For the most part, when someone plants a church, the intent is to grow larger, build wealth for funding buildings / programs / staffing / etc. and carry on in similar fashion until Jesus returns.

Some of those churches get very large. Others stay quite small. And there are all sizes in between.

But what if you shocked your imagination to go beyond the consideration of size? What if the main component of a new church was time?

The first vision casting would go something like —

We are going to exist as this faith community for 10 years, Lord willing. And in that 10 years, we will not buy or build anything but will fully devote monies to spreading the gospel in word and deed. Whatever is left at the 10 year mark will be funneled into another ministry, or, 10 year church will begin anew in another city.

The follow up question to the possibility of a church like this is whether anyone would dare sign on?

Here are two immediate implications, at least in my mind, of such a model.
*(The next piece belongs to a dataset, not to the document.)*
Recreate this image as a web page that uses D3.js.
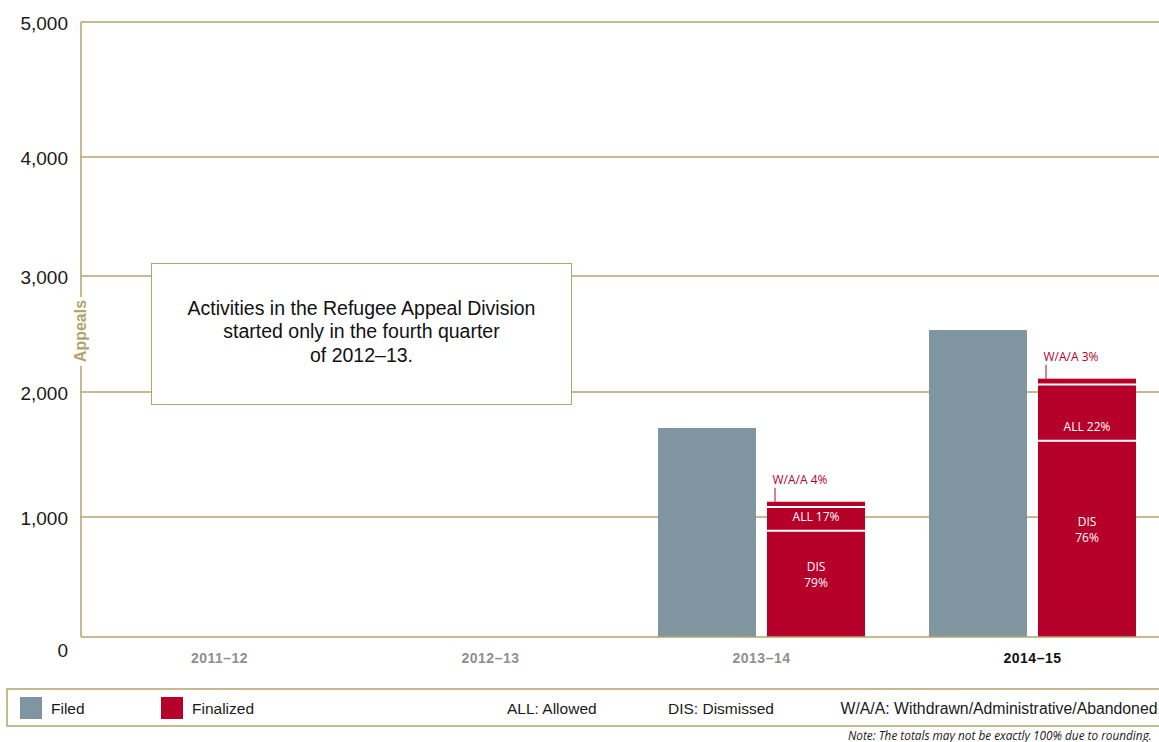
<!DOCTYPE html>
<html>
<head>
<meta charset="utf-8">
<script src="https://cdn.jsdelivr.net/npm/d3@7"></script>
<style>
  body { margin: 0; background: #fff; }
  svg { display: block; }
</style>
</head>
<body>
<svg id="chart" width="1159" height="742"></svg>
<script>
/* global d3 */

// data
const years = ['2011–12', '2012–13', '2013–14', '2014–15']
const filed = [0, 0, 1712, 2534]
const dismissed = [0, 0, 885, 1610]
const allowed = [0, 0, 195, 455]
const withdrawn = [0, 0, 42, 50]
const disPct = ['', '', '79%', '76%']
const allPct = ['', '', '17%', '22%']
const waaPct = ['', '', '4%', '3%']
const yTicks = [0, 1000, 2000, 3000, 4000, 5000]
const noteLines = ['Activities in the Refugee Appeal Division', 'started only in the fourth quarter', 'of 2012–13.']
const abbreviations = ['ALL: Allowed', 'DIS: Dismissed', 'W/A/A: Withdrawn/Administrative/Abandoned']

const olive = '#b3a46b'
const filedColor = '#7f96a0'
const finColor = '#b5002a'
const sans = '"Liberation Sans", Arial, sans-serif'
const myriad = '"Open Sans", "Noto Sans", sans-serif'

const svg = d3.select('#chart')
const left = 81
const right = 1159
const barW = 98
const gap = 11

// the original's gridlines are not evenly spaced, so the scale follows them
const y = d3.scaleLinear().domain(yTicks).range([637, 517, 392, 276, 157, 22])
const x = d3.scaleBand().domain(years).range([84, 1168])

// gridlines
svg.append('g').selectAll('line')
  .data(yTicks.filter(d => d > 0))
  .join('line')
  .attr('x1', left)
  .attr('x2', right)
  .attr('y1', d => y(d))
  .attr('y2', d => y(d))
  .attr('stroke', olive)
  .attr('stroke-width', 1.5)

// y tick labels
const yAxis = svg.append('g')
  .attr('transform', 'translate(' + left + ',0)')
  .call(d3.axisLeft(y).tickValues(yTicks).tickFormat(d3.format(',')).tickSize(0).tickPadding(13))
yAxis.select('.domain').remove()
yAxis.selectAll('text')
  .style('font-family', sans)
  .style('font-size', '19px')
  .attr('fill', '#1a1a1a')
  .attr('dy', d => d === 0 ? '1.0em' : '0.4em')

// rows for the stack
const rows = years.map((yr, i) => ({ year: yr, dis: dismissed[i], all: allowed[i], waa: withdrawn[i] }))
const stack = d3.stack().keys(['dis', 'all', 'waa'])(rows)

// filed bars
svg.append('g').selectAll('rect')
  .data(years.filter((yr, i) => filed[i] > 0))
  .join('rect')
  .attr('x', d => x(d) + x.bandwidth() / 2 - gap / 2 - barW)
  .attr('width', barW)
  .attr('y', d => y(filed[years.indexOf(d)]))
  .attr('height', d => y(0) - y(filed[years.indexOf(d)]))
  .attr('fill', filedColor)

// finalized stacked bars
const segs = svg.append('g')
stack.forEach(layer => {
  segs.selectAll('rect.s-' + layer.key)
    .data(layer.filter(d => d[1] > d[0]))
    .join('rect')
    .attr('class', 's-' + layer.key)
    .attr('x', d => x(d.data.year) + x.bandwidth() / 2 + gap / 2)
    .attr('width', barW)
    .attr('y', d => y(d[1]))
    .attr('height', d => y(d[0]) - y(d[1]))
    .attr('fill', finColor)
})

// white separators between segments
stack.slice(0, 2).forEach(layer => {
  segs.selectAll('line.sep-' + layer.key)
    .data(layer.filter(d => d[1] > d[0]))
    .join('line')
    .attr('class', 'sep-' + layer.key)
    .attr('x1', d => x(d.data.year) + x.bandwidth() / 2 + gap / 2)
    .attr('x2', d => x(d.data.year) + x.bandwidth() / 2 + gap / 2 + barW)
    .attr('y1', d => y(d[1]))
    .attr('y2', d => y(d[1]))
    .attr('stroke', '#fff')
    .attr('stroke-width', 2)
})

// segment labels
years.forEach((yr, i) => {
  if (!dismissed[i]) return
  const cx = x(yr) + x.bandwidth() / 2 + gap / 2 + barW / 2
  const bx = x(yr) + x.bandwidth() / 2 + gap / 2
  const disMid = (y(0) + y(dismissed[i])) / 2
  const lab = svg.append('g')
    .style('font-family', myriad)
    .style('font-size', '12px')
    .attr('text-anchor', 'middle')
    .attr('fill', '#fff')
  lab.append('text').attr('x', cx).attr('y', disMid - 13).text('DIS')
  lab.append('text').attr('x', cx).attr('y', disMid + 3).text(disPct[i])
  lab.append('text').attr('x', cx).attr('y', y(dismissed[i]) - 10).text('ALL ' + allPct[i])

  const top = y(dismissed[i] + allowed[i] + withdrawn[i])
  svg.append('line')
    .attr('x1', bx + 8)
    .attr('x2', bx + 8)
    .attr('y1', top - 14)
    .attr('y2', top)
    .attr('stroke', finColor)
    .attr('stroke-width', 1)
  svg.append('text')
    .attr('x', bx + 5.5)
    .attr('y', top - 18)
    .style('font-family', myriad)
    .style('font-size', '12px')
    .attr('fill', finColor)
    .text('W/A/A ' + waaPct[i])
})

// zero line on top of the bars, and the y axis line
svg.append('line')
  .attr('x1', left).attr('x2', right)
  .attr('y1', y(0)).attr('y2', y(0))
  .attr('stroke', olive).attr('stroke-width', 1.5)
svg.append('line')
  .attr('x1', left).attr('x2', left)
  .attr('y1', y(5000)).attr('y2', y(0))
  .attr('stroke', olive).attr('stroke-width', 1.5)

// y axis title sitting on the axis line
svg.append('rect')
  .attr('x', left - 8).attr('y', 297)
  .attr('width', 16).attr('height', 69)
  .attr('fill', '#fff')
svg.append('text')
  .attr('transform', 'translate(' + (left + 5) + ',331) rotate(-90)')
  .attr('text-anchor', 'middle')
  .style('font-family', sans)
  .style('font-size', '16px')
  .style('font-weight', 'bold')
  .attr('fill', olive)
  .text('Appeals')

// category labels
svg.append('g').selectAll('text')
  .data(years)
  .join('text')
  .attr('x', d => x(d) + x.bandwidth() / 2)
  .attr('y', 663)
  .attr('text-anchor', 'middle')
  .style('font-family', sans)
  .style('font-size', '14px')
  .style('font-weight', 'bold')
  .style('letter-spacing', '0.5px')
  .attr('fill', (d, i) => i === years.length - 1 ? '#111' : '#8f8f8f')
  .text(d => d)

// annotation box
svg.append('rect')
  .attr('x', 151.5).attr('y', 263.5)
  .attr('width', 420).attr('height', 141)
  .attr('fill', '#fff')
  .attr('stroke', olive)
  .attr('stroke-width', 1)
svg.append('text')
  .attr('text-anchor', 'middle')
  .style('font-family', sans)
  .style('font-size', '19.5px')
  .attr('fill', '#111')
  .selectAll('tspan')
  .data(noteLines)
  .join('tspan')
  .attr('x', 361.5)
  .attr('y', (d, i) => 315 + i * 23.4)
  .text(d => d)

// legend
const legend = svg.append('g')
legend.append('rect')
  .attr('x', 7).attr('y', 689)
  .attr('width', 1200).attr('height', 37)
  .attr('fill', 'none')
  .attr('stroke', olive)
  .attr('stroke-width', 1.5)
const keys = [{ label: 'Filed', color: filedColor, x: 20 }, { label: 'Finalized', color: finColor, x: 161 }]
keys.forEach(k => {
  legend.append('rect')
    .attr('x', k.x).attr('y', 697)
    .attr('width', 22).attr('height', 22)
    .attr('fill', k.color)
  legend.append('text')
    .attr('x', k.x + 31).attr('y', 714)
    .style('font-family', sans)
    .style('font-size', '15.5px')
    .attr('fill', '#1a1a1a')
    .text(k.label)
})
const abbrX = [507, 668, 840.5]
legend.selectAll('text.abbr')
  .data(abbreviations)
  .join('text')
  .attr('class', 'abbr')
  .attr('x', (d, i) => abbrX[i])
  .attr('y', 714)
  .style('font-family', sans)
  .style('font-size', (d, i) => i === 2 ? '15.8px' : '15.5px')
  .attr('fill', '#1a1a1a')
  .text(d => d)

svg.append('text')
  .attr('x', 848).attr('y', 740)
  .style('font-family', myriad)
  .style('font-size', '11.8px')
  .style('font-style', 'italic')
  .attr('fill', '#1a1a1a')
  .text('Note: The totals may not be exactly 100% due to rounding.')
</script>
</body>
</html>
  1. A renewed urgency around the gospel
  2. A renewed responsibility to steward resources

You get the sense when you read the Gospels and the Acts of the Apostles that Jesus and his crew really believed the message of the gospel was urgent. That lives depended on it. Eternities, in fact. And the gospel, lived out, could change communities, cities, countries, and continents. Which explains why I’m typing this in the United States of ‘Murica more than 2000 years after a nomadic carpenter from Nazareth died on a tree.

Beyond the urgency to share and proclaim, how would knowing you have 1o years and only 10 years change the way you allocated the kingdom dollars people would give? I think it would look drastically different than most of our churches now, including the one I pastor in which we are trying to pay off a $1million note on a building with 100 people in it each week. That same story is multiplied, sometimes by 30  or more, across the US.

Isn’t it an exciting question to at least consider? 1o years, All in. And then all out.

What might be? Aiming to kill a church may very well mean the preemptive death of divisive preference wars, because what’s the point? There’s no establishment, no old guard…naïve? Maybe. But plausible.

What do you think could be different with 10 year church?